Les juges de paix sont des paysans choisis parmi les notables de la commune. C’est le plus souvent un homme âgé qui a montré du bon sens dans la conduite de ses affaires et qui a inspiré confiance à ses concitoyens. Il prend au sérieux son rôle de conciliation et se fait écouter autour de lui. Le juge de première instance devrait être un juriste, mais on estime que la moitié seulement des places est remplie par des hommes ayant fait des études juridiques : le reste est composé de juges de paix dont l’expérience a été la seule préparation, de notaires ou d’avocats versés dans la pratique, de simples citoyens dont l’esprit judicieux a inspiré confiance dans le district. Les Suisses assurent que, dans la plupart des cantons, ils ne se laissent pas guider en nommant les magistrats par l’esprit de parti et qu’à-peu de jours d’intervalle, le vote étant ouvert pour l’élection d’un député et pour le choix d’un juge, les électeurs, lors du second scrutin, savent repousser les suggestions de la politique.

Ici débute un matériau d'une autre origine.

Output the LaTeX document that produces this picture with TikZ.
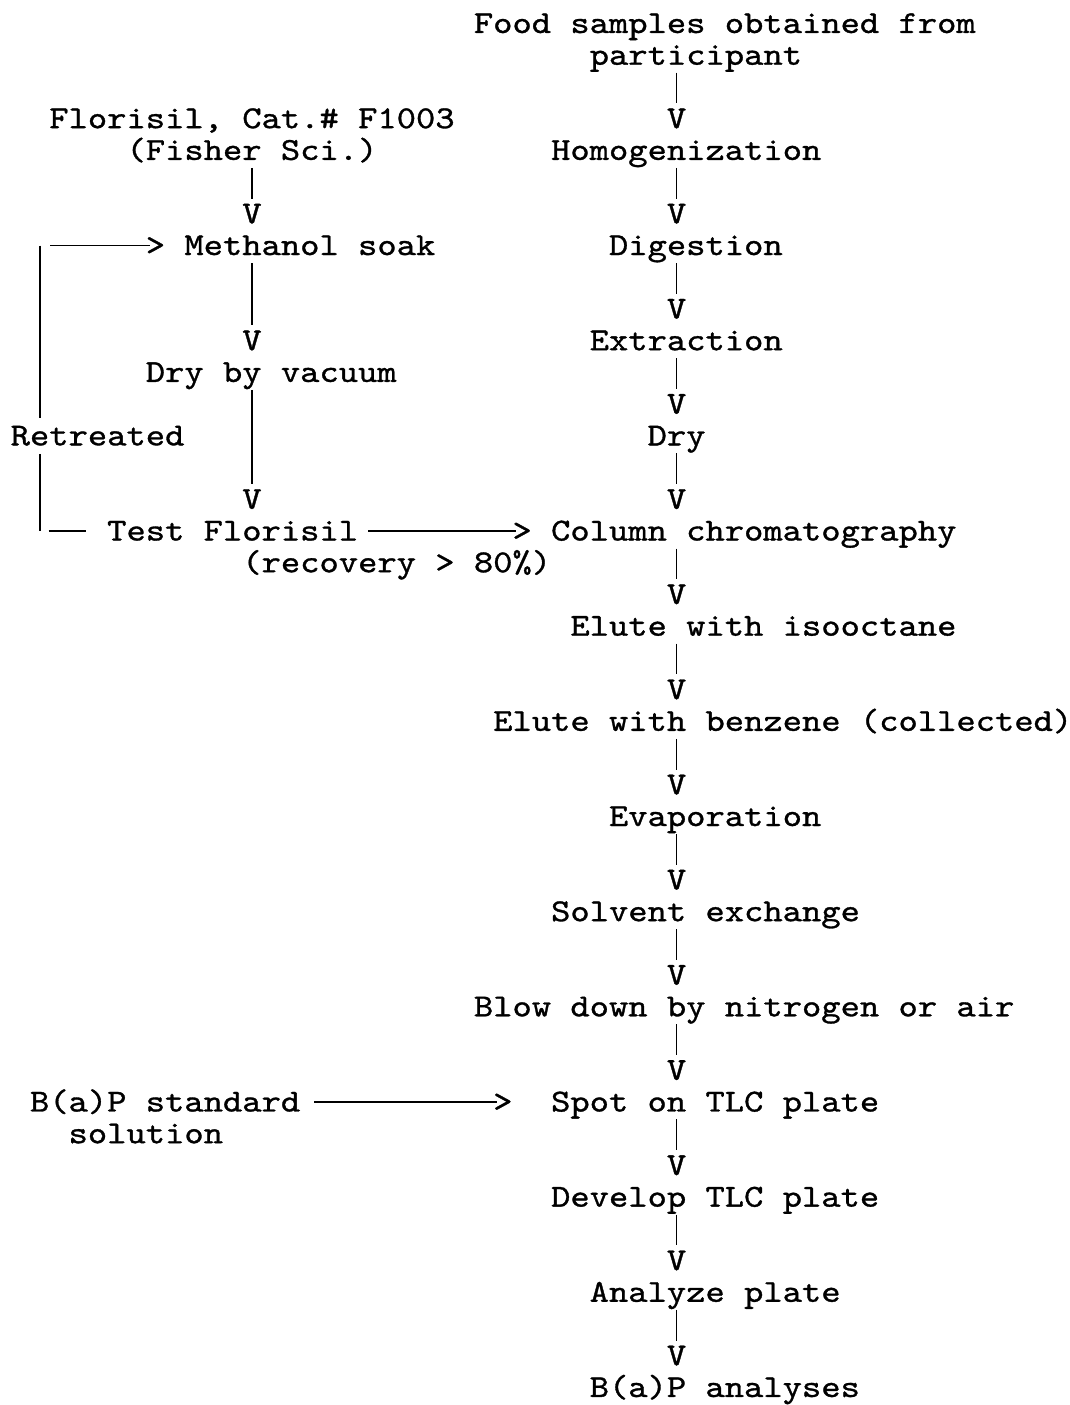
\documentclass[tikz,border=0pt]{standalone}
\usepackage{fontspec}
\usetikzlibrary{calc}
\newfontfamily\mono{lmmono10-regular.otf}[FakeStretch=1.149,FakeBold=1.0]
\newcommand\vconn[2]{\draw[ln] ($(#1.base -| #2.north)+(0pt,-8pt)$) -- ($(#2.north)+(0pt,5pt)$);}
\begin{document}
\begin{tikzpicture}[x=19.3pt,y=-31.72pt,
  t/.style={anchor=base west,inner sep=0pt,font=\mono\fontsize{32}{38}\selectfont},
  ln/.style={line width=1.8pt}]
\useasboundingbox (0pt,0pt) rectangle (1070pt,-1405pt);
\begin{scope}[shift={(10.5pt,-33pt)}]
% right column
\node[t] (food) at (24,0) {Food samples obtained from};
\node[t] (part) at (30,1) {participant};
\node[t] (v1) at (34,3) {V};
\node[t] (homo) at (28,4) {Homogenization};
\node[t] (v2) at (34,6) {V};
\node[t] (dig) at (31,7) {Digestion};
\node[t] (v3) at (34,9) {V};
\node[t] (ext) at (30,10) {Extraction};
\node[t] (v4) at (34,12) {V};
\node[t] (dry) at (33,13) {Dry};
\node[t] (v5) at (34,15) {V};
\node[t] (col) at (28,16) {Column chromatography};
\node[t] (v6) at (34,18) {V};
\node[t] (iso) at (29,19) {Elute with isooctane};
\node[t] (v7) at (34,21) {V};
\node[t] (benz) at (25,22) {Elute with benzene (collected)};
\node[t] (v8) at (34,24) {V};
\node[t] (evap) at (31,25) {Evaporation};
\node[t] (v9) at (34,27) {V};
\node[t] (solv) at (28,28) {Solvent exchange};
\node[t] (v10) at (34,30) {V};
\node[t] (blow) at (24,31) {Blow down by nitrogen or air};
\node[t] (v11) at (34,33) {V};
\node[t] (spot) at (28,34) {Spot on TLC plate};
\node[t] (v12) at (34,36) {V};
\node[t] (dev) at (28,37) {Develop TLC plate};
\node[t] (v13) at (34,39) {V};
\node[t] (ana) at (30,40) {Analyze plate};
\node[t] (v14) at (34,42) {V};
\node[t] (res) at (30,43) {B(a)P analyses};
% left column
\node[t] (flo) at (2,3) {Florisil, Cat.\# F1003};
\node[t] (fis) at (6,4) {(Fisher Sci.)};
\node[t] (lv1) at (12,6) {V};
\node[t] (gt1) at (7,7) {>};
\node[t] (meth) at (9,7) {Methanol soak};
\node[t] (lv2) at (12,10) {V};
\node[t] (vac) at (7,11) {Dry by vacuum};
\node[t,inner ysep=8pt] (ret) at (0,13) {Retreated};
\node[t] (lv3) at (12,15) {V};
\node[t] (tf) at (5,16) {Test Florisil};
\node[t] (gt2) at (26,16) {>};
\node[t] (rec) at (12,17) {(recovery > 80\%)};
\node[t] (bap) at (1,34) {B(a)P standard};
\node[t] (sol) at (3,35) {solution};
\node[t] (gt3) at (25,34) {>};
% vertical connectors
\vconn{part}{v1}
\vconn{homo}{v2}
\vconn{dig}{v3}
\vconn{ext}{v4}
\vconn{dry}{v5}
\vconn{col}{v6}
\vconn{iso}{v7}
\vconn{benz}{v8}
\vconn{evap}{v9}
\vconn{solv}{v10}
\vconn{blow}{v11}
\vconn{spot}{v12}
\vconn{dev}{v13}
\vconn{ana}{v14}
\vconn{fis}{lv1}
\vconn{meth}{lv2}
\vconn{vac}{lv3}
% retreat loop
\coordinate (lt) at ($(0,7)+(29.5pt,9.5pt)$);
\coordinate (lb) at ($(0,16)+(29.5pt,9.5pt)$);
\coordinate (lt2) at ($(0,7)+(39.5pt,9.5pt)$);
\coordinate (lb2) at ($(0,16)+(38pt,9.5pt)$);
\coordinate (lb3) at ($(0,16)+(75pt,9.5pt)$);
\draw[ln] (lt) -- (lt |- ret.north);
\draw[ln] (lt |- ret.south) -- (lb);
\draw[ln] (lt2) -- ($(gt1.base west)+(4pt,9.5pt)$);
\draw[ln] (lb2) -- (lb3);
% horizontal arrows
\draw[ln] ($(tf.base east)+(10pt,9.5pt)$) -- ($(gt2.base west)+(4pt,9.5pt)$);
\draw[ln] ($(bap.base east)+(14pt,9.5pt)$) -- ($(gt3.base west)+(4pt,9.5pt)$);
\end{scope}
\end{tikzpicture}
\end{document}
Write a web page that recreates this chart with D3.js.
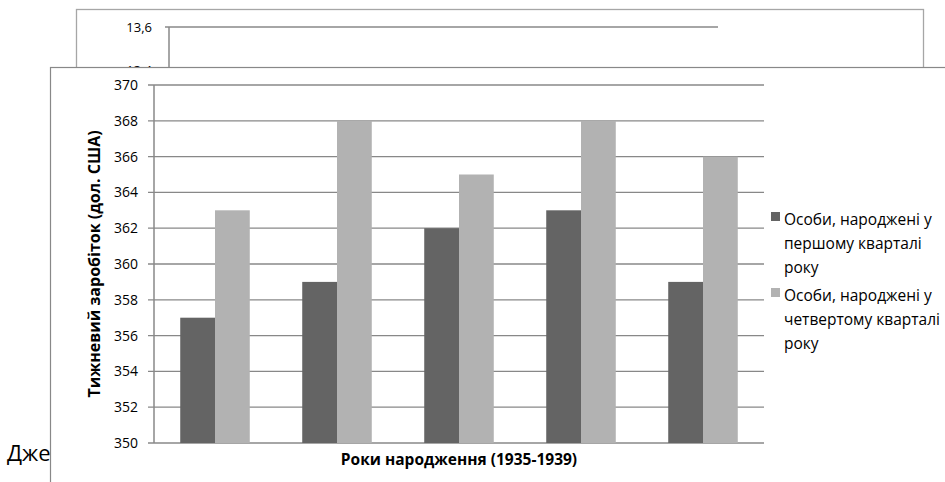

Dans les cantons où la lutte des partis atteint un certain degré de violence, on ne dissimule pas que les dernières élections judiciaires ont été purement politiques. Dans les procès où pouvaient reparaître les griefs du candidat, on a vu la justice s’éclipser pour faire place à la rancune ; toutefois les partis vaincus reconnaissent, non sans surprise, que les procès civils ne souffrent pas jusqu’ici d’un état de choses qui alarme bien plus les penseurs que la foule des citoyens. Du moment où les électeurs sont investis du droit d’élire leurs juges, l’entraînement est d’ailleurs invincible. On nous a cité un district où les élections judiciaires n’avaient jamais été politiques : une transaction, qui avait eu lieu d’ancienne date entre les partis, était fidèlement observée ; mais en 1875 les élections de députés avaient été chaudement disputées ; les deux partis se balançaient presque exactement. Deux ans plus tard, il fallait nommer les juges. Chacun était impatient de savoir si l’un des partis avait fait des progrès. On n’écouta que l’intérêt politique, et de l’urne sortit pour la première fois un tribunal n’appartenant qu’à une seule opinion. Les Suisses assurent que ces faits sont très rares, et ils aiment à citer de nombreux districts où, la direction des affaires étant passée des libéraux aux radicaux, le magistrat libéral fut confirmé dans son mandat à une grande majorité, nonobstant le revirement politique.